I noted several months back that ED's extension of state authorization regulations to online distance learning indicated a breakdown in the department's understanding of the degree to which institutions had relied on its previously long-standing policy (namely that an institution only needed authorization by the state in which it was physically located to meet state authorization requirements for federal student aid eligibility) in developing their e-learning programs, and how the dynamics of e-learning required a thoughtful, collaborative approach to revising that policy engaging both state regulators and institutional representatives. As we now know, the precipitous change the department pursued saw its state authorization regulation overturned by a federal district court.

That ruling is now in the hands of a federal appeals court, which will decide whether to uphold it or reinstate the relevant regulation. And has been said by many tracking this issue, the ultimate status of the regulation does not impact one way or the other whether a state might consider an institution in violation of its laws on state authorization in providing e-learning to its citizens. However, the ongoing storm that erupted around the regulation highlights how the easy reach of e-learning across state lines and regional accrediting territories requires a much stronger partnership between the federal, state, and accreditation components of the higher education regulatory framework (known as "the Triad"), at least if those involved don't wish to see the capacity of e-learning to help meet the nation's postsecondary education goals severely impacted.

In its report, the draft of which the committee approved largely as currently written, NACIQI explicitly recognized this need by calling on ED to take a strong, proactive role in convening dialogue and collaboration with state regulators and accreditors to address how best to harmonize the Triad's various requirements:

The federal member of the triad could be expected not only to set expectations for the elements for which it is responsible, but also to convene and promote communication and collaboration across the triad.

Among states, there is considerable variability in the responsibilities that different states assume, yielding uneven coverage of those areas of responsibility specifically allocated to states.
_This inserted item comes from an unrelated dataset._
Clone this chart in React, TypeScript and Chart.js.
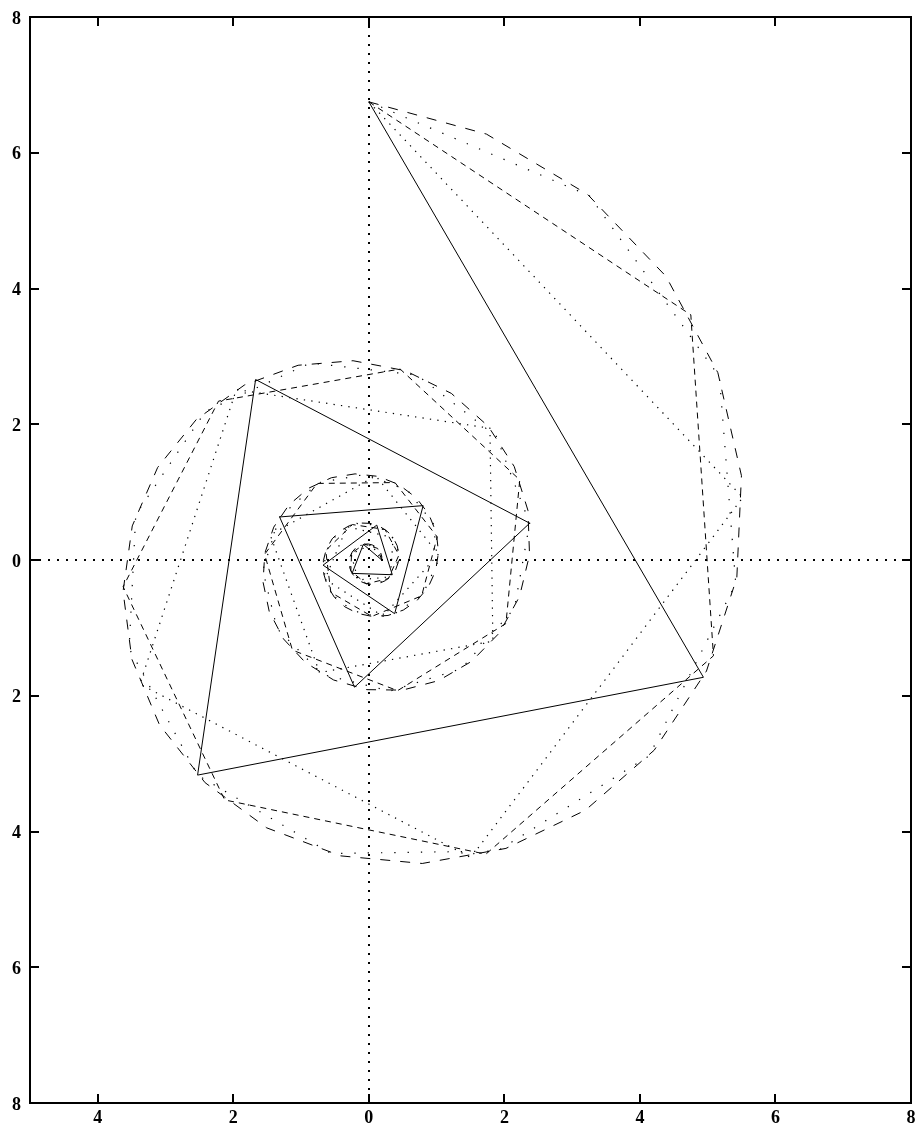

The inconsistency of state approaches also renders some institutions triply-monitored, while others are actively monitored only by the federal and accrediting members of the triad. Our recommendations concerning the state role include:

  1. Determine what mechanisms will best insure that critical quality assurance/eligibility expectations are met across institutions and agencies nationwide.
  2. Draw on the convening capacity and function of the federal level to develop models for triad articulation and to promote greater engagement and consistency across states.
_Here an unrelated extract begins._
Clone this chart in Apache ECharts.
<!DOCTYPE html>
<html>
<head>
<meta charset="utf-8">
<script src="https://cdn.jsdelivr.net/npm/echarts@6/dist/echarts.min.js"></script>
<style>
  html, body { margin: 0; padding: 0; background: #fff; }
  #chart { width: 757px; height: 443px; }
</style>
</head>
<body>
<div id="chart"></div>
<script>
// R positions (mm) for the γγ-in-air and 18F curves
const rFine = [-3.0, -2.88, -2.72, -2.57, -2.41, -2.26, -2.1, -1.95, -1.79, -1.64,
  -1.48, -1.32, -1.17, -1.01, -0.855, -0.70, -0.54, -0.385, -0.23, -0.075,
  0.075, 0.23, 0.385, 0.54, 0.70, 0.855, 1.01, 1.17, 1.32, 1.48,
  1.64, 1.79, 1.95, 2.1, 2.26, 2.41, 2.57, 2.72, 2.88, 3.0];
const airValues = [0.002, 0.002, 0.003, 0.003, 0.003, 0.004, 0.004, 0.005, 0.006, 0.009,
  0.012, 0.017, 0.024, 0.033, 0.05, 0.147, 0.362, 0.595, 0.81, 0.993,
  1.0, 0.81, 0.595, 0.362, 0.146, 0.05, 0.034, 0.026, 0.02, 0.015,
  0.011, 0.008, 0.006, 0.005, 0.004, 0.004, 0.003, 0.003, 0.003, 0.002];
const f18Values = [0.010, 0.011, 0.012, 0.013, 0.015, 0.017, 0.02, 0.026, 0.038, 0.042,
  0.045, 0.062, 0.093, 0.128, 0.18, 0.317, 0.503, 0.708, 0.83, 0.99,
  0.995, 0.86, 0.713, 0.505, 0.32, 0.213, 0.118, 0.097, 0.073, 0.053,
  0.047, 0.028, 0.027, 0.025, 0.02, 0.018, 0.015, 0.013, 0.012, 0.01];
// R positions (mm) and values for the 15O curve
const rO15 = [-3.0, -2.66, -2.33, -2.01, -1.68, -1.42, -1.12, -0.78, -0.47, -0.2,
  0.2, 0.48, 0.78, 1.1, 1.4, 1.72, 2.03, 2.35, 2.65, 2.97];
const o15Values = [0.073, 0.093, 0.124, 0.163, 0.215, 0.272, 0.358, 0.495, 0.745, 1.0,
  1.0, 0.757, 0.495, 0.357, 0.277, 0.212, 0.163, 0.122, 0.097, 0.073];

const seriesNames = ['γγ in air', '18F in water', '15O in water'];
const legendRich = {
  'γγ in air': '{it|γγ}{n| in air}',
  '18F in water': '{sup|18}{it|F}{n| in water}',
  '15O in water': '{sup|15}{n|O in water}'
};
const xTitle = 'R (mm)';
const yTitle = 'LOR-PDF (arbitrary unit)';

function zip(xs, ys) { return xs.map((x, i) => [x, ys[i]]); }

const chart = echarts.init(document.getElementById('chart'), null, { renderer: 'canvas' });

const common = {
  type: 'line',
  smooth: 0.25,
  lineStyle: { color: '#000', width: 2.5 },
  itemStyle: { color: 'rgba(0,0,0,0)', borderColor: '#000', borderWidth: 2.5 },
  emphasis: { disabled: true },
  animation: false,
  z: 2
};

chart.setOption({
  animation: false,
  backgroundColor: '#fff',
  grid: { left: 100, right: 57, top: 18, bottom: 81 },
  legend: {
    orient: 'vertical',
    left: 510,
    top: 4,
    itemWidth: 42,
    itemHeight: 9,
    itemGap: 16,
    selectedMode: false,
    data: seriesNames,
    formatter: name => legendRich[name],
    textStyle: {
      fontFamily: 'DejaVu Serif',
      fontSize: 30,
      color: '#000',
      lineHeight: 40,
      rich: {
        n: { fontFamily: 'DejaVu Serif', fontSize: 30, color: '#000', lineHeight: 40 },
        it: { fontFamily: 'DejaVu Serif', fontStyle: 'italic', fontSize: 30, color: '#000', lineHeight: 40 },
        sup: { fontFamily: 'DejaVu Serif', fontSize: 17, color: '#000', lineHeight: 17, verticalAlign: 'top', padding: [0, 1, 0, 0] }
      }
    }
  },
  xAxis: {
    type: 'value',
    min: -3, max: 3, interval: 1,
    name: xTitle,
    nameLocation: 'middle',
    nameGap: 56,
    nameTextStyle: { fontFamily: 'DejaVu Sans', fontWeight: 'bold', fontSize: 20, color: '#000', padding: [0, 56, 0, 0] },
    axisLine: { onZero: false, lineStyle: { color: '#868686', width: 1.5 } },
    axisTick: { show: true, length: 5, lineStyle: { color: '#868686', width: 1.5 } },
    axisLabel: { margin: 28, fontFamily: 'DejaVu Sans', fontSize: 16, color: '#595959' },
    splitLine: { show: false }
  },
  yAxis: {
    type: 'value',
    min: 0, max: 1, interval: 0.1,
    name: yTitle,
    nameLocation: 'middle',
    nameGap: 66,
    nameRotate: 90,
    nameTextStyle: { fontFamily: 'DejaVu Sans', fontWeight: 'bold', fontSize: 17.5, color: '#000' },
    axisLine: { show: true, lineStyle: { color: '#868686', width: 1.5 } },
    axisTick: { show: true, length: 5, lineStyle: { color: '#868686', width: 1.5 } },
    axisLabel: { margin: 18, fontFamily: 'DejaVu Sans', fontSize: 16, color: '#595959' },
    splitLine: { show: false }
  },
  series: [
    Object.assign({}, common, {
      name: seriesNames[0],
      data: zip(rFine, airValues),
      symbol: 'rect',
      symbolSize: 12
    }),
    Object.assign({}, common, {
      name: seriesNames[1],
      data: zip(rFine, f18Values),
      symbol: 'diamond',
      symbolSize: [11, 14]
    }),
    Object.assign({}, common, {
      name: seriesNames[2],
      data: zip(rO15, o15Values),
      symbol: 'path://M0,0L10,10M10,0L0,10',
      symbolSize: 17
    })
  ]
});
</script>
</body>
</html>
..., the presumption that state boundaries define the delivery and oversight of education may in some respects be inconsistent with the newer methods of education that are not tied to land boundaries, and the multiplicity and inconsistency of state regulation may hamper both effective application of quality standards and educational diversity and innovation. Our recommendations in this regard include:

  1. Evaluate whether the diversity of state regulation across the country might be shaped to incorporate recognition of the growth of cross-state (and, indeed, cross-nation) educational activity.

Even though NACIQI only advises the department on accreditation issues, and its recommendations on harmonizing the regulatory/accreditation framework in relation to e-learning may be seen as taking it a bit far afield from its core charge, the higher education community has to consider the committee's recommendations in this regard as a major plus. Having one of ED’s primary advisory bodies press it to engage other relevant actors in developing collaborative solutions to e-learning regulation cannot go unnoticed within the department. We can only hope that ED will take NACIQI's recommendations to heart, especially given the department's experience in federal court as well as proposed Congressional legislation to eliminate the state authorization regulation regardless of court action. (See also the letter to the U.S. House of Representatives that EDUCAUSE joined supporting the repeal bill.)
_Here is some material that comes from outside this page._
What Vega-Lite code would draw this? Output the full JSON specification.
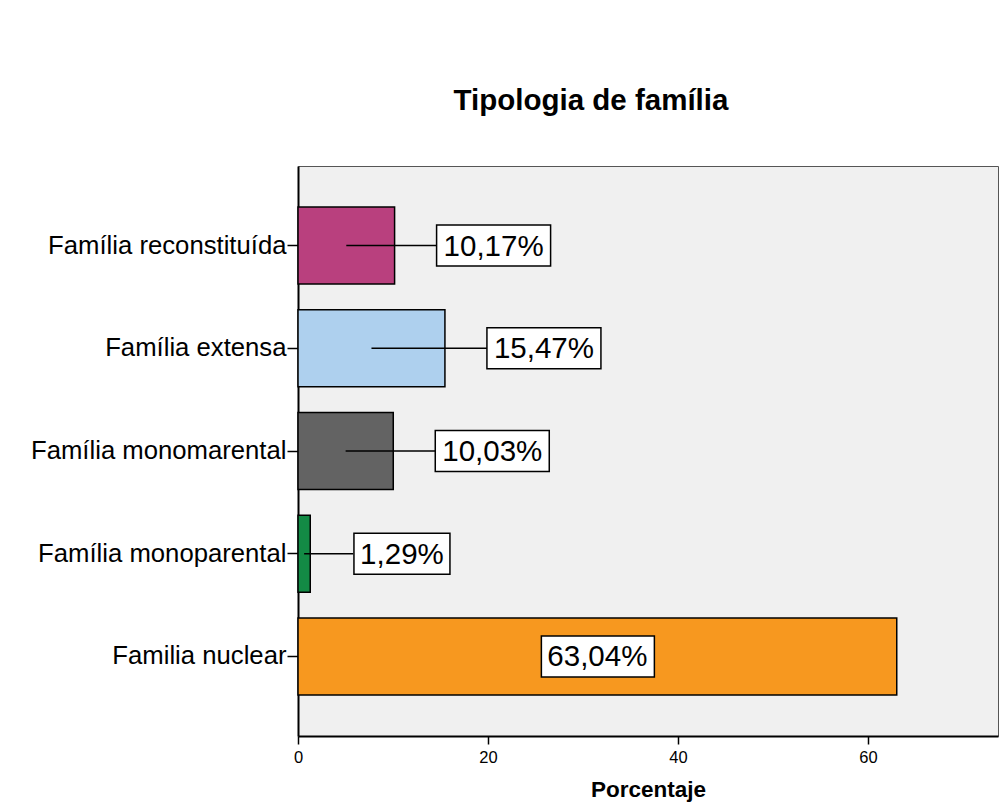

Consistent with the committee’s call for greater coordination and cooperation among higher education regulators and accreditors, the NACIQI report includes a number of recommendations about data collection, sharing, and standards. While these only constitute proposals at this time, they bear watching by the higher education IT community given our members’ likely role in their planning, implementation, and management, both institutionally and inter-institutionally, should they be adopted. This is especially true given similar developments, such as the Common Education Data Standards (CEDS) and continuing interest in integrating college and university data into statewide longitudinal data systems (SLDSs).

  1. Reconsider data that are collected by all accreditation, state, and federal agencies. In this reconsideration, evaluate the costs of data collection relative to its utility and appropriate use.
  2. Wherever possible and of value, share data provided to and analysis conducted by the federal government (e.g., regarding institutional financial responsibility) to assist accreditors in reviews
  3. From the above reconsideration of data, costs and benefits, define a specific set of data that is needed as a minimum to address (a) federal interest and/or (b) institutional improvement. This would entail:  
  • Developing a set of consistent definitions and appropriate metrics for use in the accreditation process. Achieving convergence of agreement about definitions may—without altering the state regulatory authority or interest—assist states in becoming more aligned in their regulations and thereby provide institutions whose activity crosses borders with fewer divergent data demands.
  • Insuring that this data is accurate and meaningful, and consistent across institutions, without specifying minimum thresholds to be applied across all institutions. All data requirements should account for distance education modalities.
  • The specific set of minimum data would not preclude accreditors from requiring data appropriate for their philosophy and specialty. Accrediting agencies can and should consider what additional data is needed for the function of continuous institutional improvement. However, additional requirements for data collection should be developed with an assessment of its burdens and sufficient lead time for the data to be compiled.
  1. A data set with common definitions might beneficially include data on such outcomes as completion/graduation, licensure or job placement (where appropriate), and/or other indices of career progress. Note that this consideration does not include specification of student learning outcome measures, nor of uniform thresholds on any measure to be applied across all institutions.
  2. The accuracy of data is so central to eligibility and to consumer decisions that it may be appropriate for critical data elements to be independently audited under specified circumstances. It may also be appropriate to review the penalties for submission of fraudulent, inaccurate, or misleading data.
  3. Some types of data may require that systems be developed in order to compile the information in a manner that protects privacy of individuals appropriately. Recognizing the controversy concerning national unit record systems, further consideration could be directed to how completion (graduation) data might be gathered in a privacy-protected manner.
  4. Explore and implement how the Integrated Postsecondary Education Data System (IPEDS) data could be made more accurate, timely, and useful.